Tunel de Gordo Spirits
There a a lot of highway tunnels in Southern Spain. Most are normal passage ways for cars, cyclists and all other manner of human transport. These tunnels are modern in construction – new, well lit, clean and very typical. Just what you would expect from a tunnel.
And then there is the Cerro Gordo Tunnel.
It has never been like the others. Going through it in a car is to take you on a kaleidoscope trip of patterns and shades. Most of the lights blink randomly in the throes of failure and despair.
I passed through it many times on the way to sunny beautiful places on the coast here in Spain. And always in the back of my mind, I thought, I must walk it with a camera someday. And walk it I did with a friend, near the early evening on a weekday (so as not to have too much traffic).
Before I say anymore, let me first say that tunnels have otherworldly acoustics – and know little about the dynamics of sound and how it travels, but I do know that when it travels through a 300 meter curved tunnel the effects boggle the mind. It is completely silent until a car enters on the opposite end to you and you hear it immediately – it starts as a low hum and crescendos as it compresses the air before it in volume and speed. Motorcycles are the best! It’s best if you don’t try to cover yours ears when they intentionally rev up…
I digress.
So this one late afternoon I am looking for an idea to shoot and the Cerro Gordo tunnel comes to mind. It doesn’t thrill me but I am not caring. Vamos!

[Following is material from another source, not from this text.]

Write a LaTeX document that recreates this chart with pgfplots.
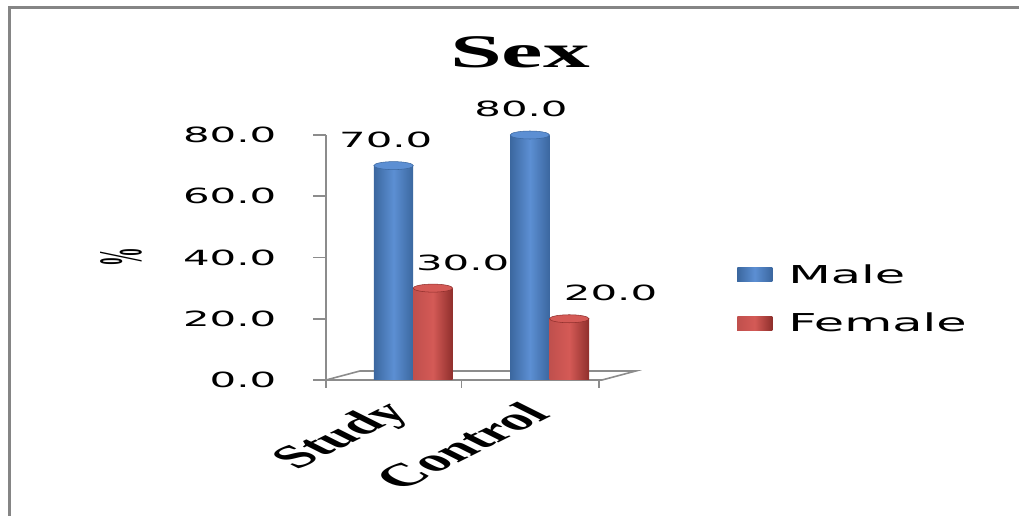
\documentclass[border=0pt]{standalone}
\usepackage{pgfplots}
\usepackage{pgfplotstable}
\pgfplotsset{compat=1.18}
\usepackage{fontspec}
\setmainfont{Liberation Serif}
\newfontfamily\wsans[FakeStretch=2]{DejaVu Sans}
\newfontfamily\wserif[FakeStretch=2]{Liberation Serif}
\definecolor{maleblue}{HTML}{4F81BD}
\definecolor{maledark}{HTML}{3B679F}
\definecolor{malelight}{HTML}{5C8FD3}
\definecolor{femred}{HTML}{C0504D}
\definecolor{femdark}{HTML}{8F2F2C}
\definecolor{femlight}{HTML}{D45A56}
\definecolor{axgray}{HTML}{8C8C8C}
\definecolor{framegray}{HTML}{858585}

\pgfdeclareplotmark{cyltop}{%
  \pgfpathellipse{\pgfpointorigin}{\pgfqpoint{14.8pt}{0pt}}{\pgfqpoint{0pt}{3pt}}%
  \pgfusepathqfillstroke}

\pgfplotsset{
  vallabels/.style={
    nodes near coords={\pgfmathprintnumber[fixed,fixed zerofill,precision=1,assume math mode=true]{\pgfplotspointmeta}},
    nodes near coords style={font=\wsans\fontsize{15.7}{16}\selectfont, yshift=9.75pt, text=black, xshift=#1}},
  malebar/.style={ybar, bar width=29.6pt, bar shift=-14.8pt, draw=none,
    left color=maledark, right color=maledark, middle color=malelight,
    legend image code/.code={\fill[maleblue] (0pt,-5.25pt) rectangle (26.25pt,5.25pt);}},
  fembar/.style={ybar, bar width=29.6pt, bar shift=14.8pt, draw=none,
    left color=femred, right color=femdark, middle color=femlight,
    legend image code/.code={\fill[femred] (0pt,-5.25pt) rectangle (26.25pt,5.25pt);}},
}

\pgfplotstableread{
pos male female
0 70 30
1 80 20
}\sexdata

\begin{document}
\begin{tikzpicture}
\draw[framegray, line width=2.5pt] (7.1pt,0) -- (7.1pt,381.4pt) -- (764pt,381.4pt);
\node[anchor=base, font=\wserif\bfseries\fontsize{35}{35}\selectfont] at (390pt,336pt) {Sex};
\begin{axis}[
  set layers,
  at={(244.5pt,102pt)}, anchor=south west,
  scale only axis, width=205.5pt, height=183.75pt,
  xmin=-0.64, xmax=1.37, ymin=0, ymax=80,
  clip=false,
  axis lines*=left,
  x axis line style={draw=none},
  y axis line style={axgray, line width=1.2pt},
  xtick={0,1}, xticklabels={Study,Control},
  xtick style={draw=none},
  ytick={0,20,40,60,80},
  ytick style={axgray, line width=1.2pt},
  tick align=outside, major tick length=9.75pt,
  yticklabel={\pgfmathprintnumber[fixed,fixed zerofill,precision=1,assume math mode=true]{\tick}},
  yticklabel style={font=\wsans\fontsize{15.7}{16}\selectfont, xshift=-24pt},
  xticklabel style={font=\bfseries\fontsize{24}{24}\selectfont, anchor=east, xshift=-5pt, yshift=-9pt, xscale=2, rotate=45},
  ylabel={\%},
  every axis y label/.style={at={(rel axis cs:-0.748,0.502)}, anchor=center, font=\bfseries\fontsize{14}{14}\selectfont, xscale=3.3, rotate=90},
  legend style={draw=none, fill=none, at={(rel axis cs:1.5,0.33)}, anchor=west, font=\wsans\fontsize{18.5}{18.5}\selectfont, row sep=17pt, inner sep=0pt,
    /tikz/every odd column/.append style={column sep=10pt}},
  legend cell align=left,
]
\begin{pgfonlayer}{pre main}
\draw[axgray, line width=1.2pt] (axis cs:-0.64,0) -- (axis cs:1.385,0) -- (axis cs:1.633,2.94) -- (axis cs:-0.391,2.94) -- cycle;
\draw[axgray, line width=1.2pt] (axis cs:-0.64,0) -- (axis cs:-0.64,-2.6) (axis cs:0.354,0) -- (axis cs:0.354,-2.6) (axis cs:1.363,0) -- (axis cs:1.363,-2.6);
\end{pgfonlayer}
% Study
\addplot[malebar, vallabels=-20.6pt] table[x=pos, y=male, skip coords between index={1}{2}]{\sexdata};
\addlegendentry{Male}
\addplot[fembar, vallabels=37.1pt] table[x=pos, y=female, skip coords between index={1}{2}]{\sexdata};
\addlegendentry{Female}
% Control
\addplot[malebar, forget plot, vallabels=-21.4pt] table[x=pos, y=male, skip coords between index={0}{1}]{\sexdata};
\addplot[fembar, forget plot, vallabels=45.75pt] table[x=pos, y=female, skip coords between index={0}{1}]{\sexdata};
% cylinder tops
\addplot[forget plot, only marks, mark=cyltop, mark options={fill=malelight, draw=maledark, line width=0.4pt}]
  table[x expr=\thisrow{pos}-0.1444, y=male]{\sexdata};
\addplot[forget plot, only marks, mark=cyltop, mark options={fill=femlight, draw=femdark, line width=0.4pt}]
  table[x expr=\thisrow{pos}+0.1444, y=female]{\sexdata};
\end{axis}
\pgfresetboundingbox
\useasboundingbox (0,0) rectangle (765pt,387pt);
\end{tikzpicture}
\end{document}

What makes this tunnel so fascinating is the ceiling – it drips and oozes with patterns and texture; leaky, old, smelly and chaotic evil. There are shades of gray I did not know existed. There is no colour inherent except that offered by the gloomy tungsten lights (the ones that are working anyway).
Staring back at me are alien landscapes and vertigo manifested faces of the weight of the mountain above. They do not look content. They do not look happy. They look tired and foul. And my sci-fi heavy thinking meat found it to be brilliant. My imagination started to run wild; seeing beasts and gods and alien invaders. I recalled books like Dune and the Hyperion Cantos (classics).
Standing in the middle of the tunnel shooting, a car would enter, but I knew I had at least 20 seconds before I had to move. It was like an air raid klaxon – voicing impending doom but still giving one a chance to save oneself.
The raw images could not capture the imagined scenes in my meat processor. So on the computer I continued the imaginings; adding colour, adding contrast and doubling to create my very own passages into my imagination.
Someday they will fix this tunnel with spackle and paint but I know that the spirits of the mountain will once again ooze through.